Here's my system of equations:
$x−3y+2z=5$
$2x−5y−3z=9$
$−x−y+kz=h$
So I have $
\begin{bmatrix}
1 & -3 & 2 & 5 \\\\
2 & -5 & -3 & 9 \\\\
-1 & -1 & k& h
\end{bmatrix}$
When I row reduce, I get: $
\begin{bmatrix}
1 & 0 & -19 & 2\\\\
0 & 1 & -7 & -1\\\\
0 & 0 & k-26 & h+1
\end{bmatrix}$
1) has a unique solution.
2) has infinite number of solutions.
3) has no solution.
Not really sure where to go from here…
Any suggestions much appreciated!
Thanks, Alex
Best Answer
Well let's think about this. First of all, when will there be no solution? There will be no solution when $k = 26$ and when $h$ is not equal to $-1$. Why is this? This is because we can't have $0x_{3}$ possibly equal any value greater than $0$ or less than $0$. This would mean that the system was inconsistent.
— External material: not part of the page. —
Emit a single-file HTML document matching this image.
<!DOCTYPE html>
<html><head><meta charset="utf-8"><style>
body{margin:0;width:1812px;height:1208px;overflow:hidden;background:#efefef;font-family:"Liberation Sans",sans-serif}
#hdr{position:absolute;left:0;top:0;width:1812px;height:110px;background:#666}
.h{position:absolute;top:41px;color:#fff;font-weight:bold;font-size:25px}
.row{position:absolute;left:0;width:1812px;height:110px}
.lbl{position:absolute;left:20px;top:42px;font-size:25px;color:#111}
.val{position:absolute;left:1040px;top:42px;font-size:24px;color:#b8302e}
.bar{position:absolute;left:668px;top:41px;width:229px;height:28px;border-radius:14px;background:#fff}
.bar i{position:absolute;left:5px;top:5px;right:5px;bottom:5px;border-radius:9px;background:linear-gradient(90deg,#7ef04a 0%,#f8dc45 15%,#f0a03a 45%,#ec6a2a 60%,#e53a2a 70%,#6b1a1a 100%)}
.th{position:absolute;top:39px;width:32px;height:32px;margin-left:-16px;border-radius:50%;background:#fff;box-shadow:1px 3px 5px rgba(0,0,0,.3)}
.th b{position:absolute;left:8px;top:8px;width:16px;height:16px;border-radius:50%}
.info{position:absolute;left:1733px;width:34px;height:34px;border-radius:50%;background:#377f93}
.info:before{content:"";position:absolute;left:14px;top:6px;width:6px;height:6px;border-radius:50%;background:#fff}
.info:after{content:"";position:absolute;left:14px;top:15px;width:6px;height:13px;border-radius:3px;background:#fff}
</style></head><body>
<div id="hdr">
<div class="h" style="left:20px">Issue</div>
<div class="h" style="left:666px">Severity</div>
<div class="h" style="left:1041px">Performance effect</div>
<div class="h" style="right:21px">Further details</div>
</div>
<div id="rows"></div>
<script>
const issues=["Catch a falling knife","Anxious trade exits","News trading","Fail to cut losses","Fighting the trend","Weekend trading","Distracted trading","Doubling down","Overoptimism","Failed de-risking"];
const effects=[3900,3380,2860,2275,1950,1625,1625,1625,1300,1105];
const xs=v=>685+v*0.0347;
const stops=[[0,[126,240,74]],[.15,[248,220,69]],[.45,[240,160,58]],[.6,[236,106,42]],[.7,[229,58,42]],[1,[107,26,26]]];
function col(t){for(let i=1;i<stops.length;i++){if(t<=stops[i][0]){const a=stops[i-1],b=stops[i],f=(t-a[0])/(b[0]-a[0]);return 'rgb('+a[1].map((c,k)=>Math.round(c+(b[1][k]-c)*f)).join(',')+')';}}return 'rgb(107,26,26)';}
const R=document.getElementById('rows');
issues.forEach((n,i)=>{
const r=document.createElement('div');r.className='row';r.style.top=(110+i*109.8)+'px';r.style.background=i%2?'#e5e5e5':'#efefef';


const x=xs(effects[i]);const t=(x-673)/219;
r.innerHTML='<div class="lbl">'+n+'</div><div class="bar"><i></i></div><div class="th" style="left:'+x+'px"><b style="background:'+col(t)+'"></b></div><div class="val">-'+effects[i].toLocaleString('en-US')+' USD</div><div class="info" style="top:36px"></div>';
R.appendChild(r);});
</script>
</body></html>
There will be infinite solutions when $k = 26$ and $h = -1$. This is because anything multiplied by zero will in fact be 0. And there is an infinite amount of numbers to multiply by zero to get zero. Finally, there will be a unique solution when $k$ is not equal to $26$. In this case, the variable h can be anything.